History of Ilocos Norte
Long before the coming of the Spaniards, there already
existed an extensive region (consisting of the present provinces of Ilocos Norte, Ilocos Sur, Abra and La Union)
renowned for its gold mines. Merchants from Japan and China would often visit the area to trade gold with beads, ceramics
and silk. The inhabitants of the region, believed to be of Malay origin, called their place "samtoy", from "sao
mi toy", which literally meant "our language"
In 1591, when the Spanish conquistadors had Manila more or
less under their control, they began looking for new sites to conquer. Legaspi's
grandson, Juan De Salcedo, volunteered to lead one of these expeditions. Together with 8 armed boats and 45 men, the 22 year
old voyager headed north. On June 13, 1572,
Salcedo and his men landed in Vigan and then proceeded towards Laoag, Currimao and Badoc. As they sailed along the coast,
they were surprised to see numerous sheltered coves ("looc") where the locals lived in harmony. As a result,
they named the region "Ylocos" and its people "Ylocanos".

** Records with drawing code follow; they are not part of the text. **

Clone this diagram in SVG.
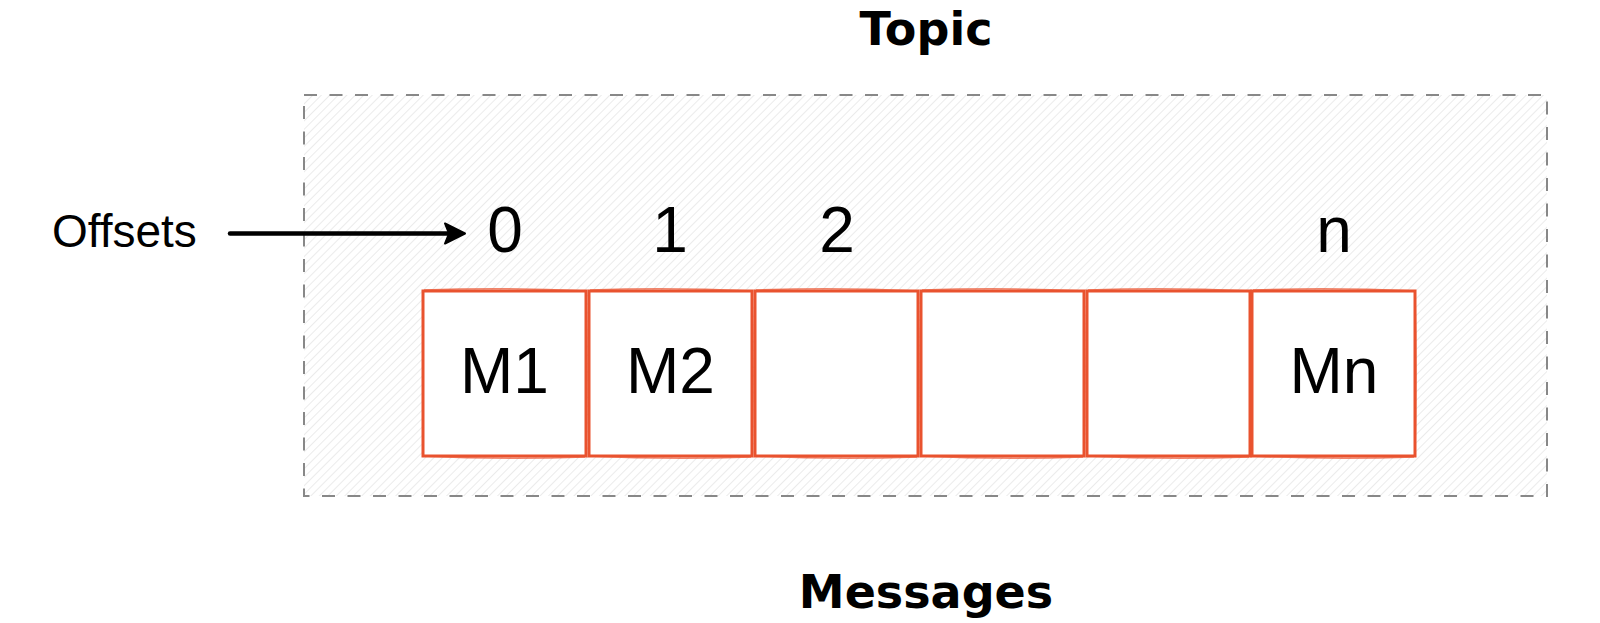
<svg xmlns="http://www.w3.org/2000/svg" width="1600" height="623" viewBox="0 0 1600 623">
<style>
.title{font-family:"DejaVu Sans",sans-serif;font-weight:bold;font-size:46px;fill:#000;text-anchor:middle}
.lbl{font-family:"Liberation Sans",Arial,sans-serif;font-size:64px;fill:#000;text-anchor:middle}
.off{font-family:"Liberation Sans",Arial,sans-serif;font-size:46px;fill:#000}
.box{fill:#fff;stroke:#e9532f;stroke-width:3}
.box2{fill:none;stroke:#e9532f;stroke-width:1.5;opacity:0.7}
</style>
<defs>
<pattern id="hatch" patternUnits="userSpaceOnUse" width="6" height="6" patternTransform="rotate(45)">
<rect width="6" height="6" fill="#fff"/>
<line x1="0" y1="0" x2="0" y2="6" stroke="#dedede" stroke-width="1.2"/>
</pattern>
</defs>
<rect width="1600" height="623" fill="#fff"/>
<g id="topic">
<rect x="304" y="95" width="1243" height="401" fill="url(#hatch)" stroke="#888" stroke-width="2" stroke-dasharray="13 12.5"/>
<text class="title" x="926" y="45">Topic</text>
</g>
<g id="messages-label"><text class="title" x="926" y="608">Messages</text></g>
<g id="offsets-label"><text class="off" x="52" y="247">Offsets</text></g>
<g id="offsets">
<text class="lbl" x="505" y="252">0</text>
<text class="lbl" x="670" y="252">1</text>
<text class="lbl" x="837" y="252">2</text>
<text class="lbl" x="1334" y="252">n</text>
</g>
<g id="m1"><rect class="box" x="423" y="291" width="163" height="165"/><path class="box2" d="M424,290 Q505,287 587,291 M586,292 Q588,373 586,457 M585,457 Q505,460 422,456"/><text class="lbl" x="504.5" y="393">M1</text></g>
<g id="m2"><rect class="box" x="589" y="291" width="163" height="165"/><path class="box2" d="M590,290 Q670,287 753,291 M752,292 Q754,373 752,457 M751,457 Q670,460 588,456"/><text class="lbl" x="670.5" y="393">M2</text></g>
<g id="m3"><rect class="box" x="755" y="291" width="163" height="165"/><path class="box2" d="M756,290 Q836,287 919,291 M918,292 Q920,373 918,457 M917,457 Q836,460 754,456"/></g>
<g id="m4"><rect class="box" x="921" y="291" width="163" height="165"/><path class="box2" d="M922,290 Q1002,287 1085,291 M1084,292 Q1086,373 1084,457 M1083,457 Q1002,460 920,456"/></g>
<g id="m5"><rect class="box" x="1087" y="291" width="163" height="165"/><path class="box2" d="M1088,290 Q1168,287 1251,291 M1250,292 Q1252,373 1250,457 M1249,457 Q1168,460 1086,456"/></g>
<g id="mn"><rect class="box" x="1252" y="291" width="163" height="165"/><path class="box2" d="M1253,290 Q1333,287 1416,291 M1415,292 Q1417,373 1415,457 M1414,457 Q1333,460 1251,456"/><text class="lbl" x="1334" y="393">Mn</text></g>
<g id="connectors">
<line x1="230" y1="233.5" x2="450" y2="233.5" stroke="#000" stroke-width="4.5" stroke-linecap="round"/>
<path d="M445,223.5 L465,233.5 L445,243.5 L449,233.5 Z" fill="#000" stroke="#000" stroke-width="2" stroke-linejoin="round"/>
</g>
</svg>
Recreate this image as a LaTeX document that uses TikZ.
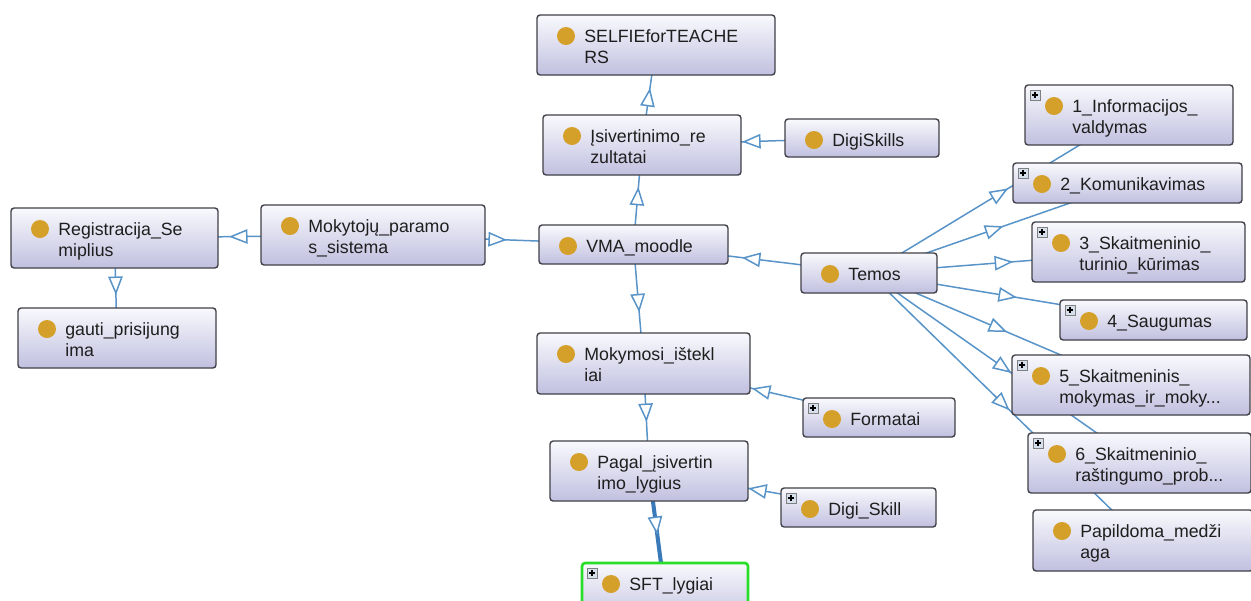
\documentclass[tikz,border=0pt]{standalone}
\usepackage{fontspec}
\setmainfont{Liberation Sans}
\usetikzlibrary{fit,arrows.meta,decorations.markings}
\pgfdeclarelayer{background}
\pgfsetlayers{background,main}
\definecolor{edgec}{RGB}{88,148,200}
\definecolor{edgedark}{RGB}{58,122,185}
\definecolor{dotc}{RGB}{212,160,42}
\definecolor{boxline}{RGB}{64,64,72}
\definecolor{boxtop}{RGB}{249,249,253}
\definecolor{boxbot}{RGB}{192,192,224}
\definecolor{txtc}{RGB}{30,30,30}
\definecolor{sftgreen}{RGB}{40,222,40}
\definecolor{plusfill}{RGB}{214,224,236}
\tikzset{
  ontobox/.style={draw=boxline, line width=0.8pt, rounded corners=1.8pt,
    top color=boxtop, bottom color=boxbot, inner sep=0pt, outer sep=0pt},
  selectedbox/.style={draw=sftgreen, line width=1.5pt},
  lbl/.style={anchor=base west, inner sep=0pt, text=txtc,
    font=\fontsize{10.1pt}{12.5pt}\selectfont},
  plusbox/.style={draw=gray, fill=plusfill, line width=0.4pt},
  plussign/.style={draw=black, line width=0.6pt},
  edgeline/.style={draw=edgec, line width=0.85pt},
  thickedge/.style={draw=edgedark, line width=2.3pt},
  midtri/.style={postaction={decorate}, decoration={markings,
    mark=at position #1 with {\arrow{Triangle[length=0.37cm, width=0.29cm, fill=white]}}}},
  midtrithin/.style={postaction={decorate}, decoration={markings,
    mark=at position #1 with {\arrow{Triangle[length=0.37cm, width=0.29cm, fill=white, line width=0.85pt, color=edgec]}}}}
}
\newcommand\twol[2]{\vtop{\hbox{#1}\hbox{#2}}}
% [extra style]{name}{x1}{y1}{x2}{y2}{text}
\newcommand\onto[7][]{%
  \node[ontobox,#1, fit={(#3,#4) (#5,#6)}] (#2) {};
  \fill[dotc] (#3+29,#4+21) circle[radius=0.18cm];
  \node[lbl] (#2-t) at (#3+47,#4+27) {#7};
}
\newcommand\plusmark[2]{%
  \draw[plusbox] (#1+5,#2+5) rectangle (#1+15,#2+15);
  \draw[plussign] (#1+7,#2+10) -- (#1+13,#2+10) (#1+10,#2+7) -- (#1+10,#2+13);
}
\newcommand\ontoedge[3]{\draw[edgeline, midtri=#3] (#1.center) -- (#2.center);}
\begin{document}
\begin{tikzpicture}[x=0.02cm, y=-0.02cm]
\path[use as bounding box, clip] (0,0) rectangle (1251,600);
\begin{pgfonlayer}{background}
\fill[white] (0,0) rectangle (1251,600);
\end{pgfonlayer}

\onto{selfie}{537}{15}{775}{75}{\twol{SELFIEforTEACHE}{RS}}
\onto{isv}{543}{115}{741}{175}{\twol{Įsivertinimo\_re}{zultatai}}
\onto{digiskills}{785}{119}{939}{157}{DigiSkills}
\onto{vma}{539}{225}{728}{264}{VMA\_moodle}
\onto{mok}{261}{205}{485}{265}{\twol{Mokytojų\_paramo}{s\_sistema}}
\onto{reg}{11}{208}{218}{268}{\twol{Registracija\_Se}{miplius}}
\onto{gauti}{18}{308}{216}{368}{\twol{gauti\_prisijung}{ima}}
\onto{temos}{801}{253}{937}{293}{Temos}
\onto{mokym}{537}{333}{750}{394}{\twol{Mokymosi\_ištekl}{iai}}
\onto{formatai}{803}{398}{955}{437}{Formatai}
\plusmark{803}{398}
\onto{pagal}{550}{441}{748}{501}{\twol{Pagal\_įsivertin}{imo\_lygius}}
\onto{digiskill}{781}{488}{936}{527}{Digi\_Skill}
\plusmark{781}{488}
\onto[selectedbox]{sft}{582}{563}{748}{625}{SFT\_lygiai}
\plusmark{582}{563}
\onto{info1}{1025}{85}{1233}{145}{\twol{1\_Informacijos\_}{valdymas}}
\plusmark{1025}{85}
\onto{kom2}{1013}{163}{1242}{203}{2\_Komunikavimas}
\plusmark{1013}{163}
\onto{s3}{1032}{222}{1245}{282}{\twol{3\_Skaitmeninio\_}{turinio\_kūrimas}}
\plusmark{1032}{222}
\onto{s4}{1060}{300}{1247}{340}{4\_Saugumas}
\plusmark{1060}{300}
\onto{s5}{1012}{355}{1250}{415}{\twol{5\_Skaitmeninis\_}{mokymas\_ir\_moky...}}
\plusmark{1012}{355}
\onto{s6}{1028}{433}{1251}{493}{\twol{6\_Skaitmeninio\_}{raštingumo\_prob...}}
\plusmark{1028}{433}
\onto{pap}{1033}{510}{1253}{571}{\twol{Papildoma\_medži}{aga}}

\begin{pgfonlayer}{background}
\ontoedge{isv}{selfie}{0.57}
\ontoedge{vma}{isv}{0.58}
\ontoedge{digiskills}{isv}{0.545}
\ontoedge{mok}{reg}{0.557}
\ontoedge{reg}{gauti}{0.57}
\ontoedge{mok}{vma}{0.514}
\ontoedge{temos}{vma}{0.54}
\ontoedge{vma}{mokym}{0.57}
\ontoedge{formatai}{mokym}{0.54}
\ontoedge{mokym}{pagal}{0.544}
\ontoedge{digiskill}{pagal}{0.527}
\draw[thickedge, midtrithin=0.52] (pagal.center) -- (sft.center);
\ontoedge{temos}{info1}{0.535}
\ontoedge{temos}{kom2}{0.52}
\ontoedge{temos}{s3}{0.535}
\ontoedge{temos}{s4}{0.52}
\ontoedge{temos}{s5}{0.527}
\ontoedge{temos}{s6}{0.526}
\ontoedge{temos}{pap}{0.513}
\end{pgfonlayer}
\end{tikzpicture}
\end{document}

As the Christianization of the region grew, so did the landscape
of the area. Vast tracks of land were utilized for churches and bell towers in line with the Spanish mission of "bajo las campanas". In the
town plaza, it was not uncommon to see garrisons under the church bells. The colonization process was slowly being carried
The Spanish colonization of the region, however, was never
completely successful. Owing to the abusive practices of many Augustinian friars, a number of Ilocanos revolted against their
colonizers. Noteworthy of these were the Dingras uprising (1589) and Pedro Almasan revolt (San Nicolas, 1660). In 1762, Diego Silang led a series of battles aimed
at freeing the Ilocanos from the Spanish yoke. When he died from an assassin's bullet, his widow Gabriela continued the cause.
Unfortunately, she too was captured and hanged. In 1807, the sugar cane ("basi")
brewers of Piddig rose up in arms to protest the government's monopoly of the
wine industry. In 1898, the church excommunicated Gregorio Aglipay for refusing to cut off ties with the revolutionary forces
of Sen. Emilio Aguinaldo. Unperturbed, he established the "Iglesia Filipina Independiente". Aglipay’s movement
and the nationalist sentiment it espoused helped restore the self-respect of many Filipinos.
In an effort to gain more political control and because of
the increasing population of the region, a Royal Decree was signed on February 2, 1818 splitting Ilocos into two provinces:
Ilocos Norte and Ilocos Sur. Soon thereafter, the provinces of La Union and Abra likewise became independent.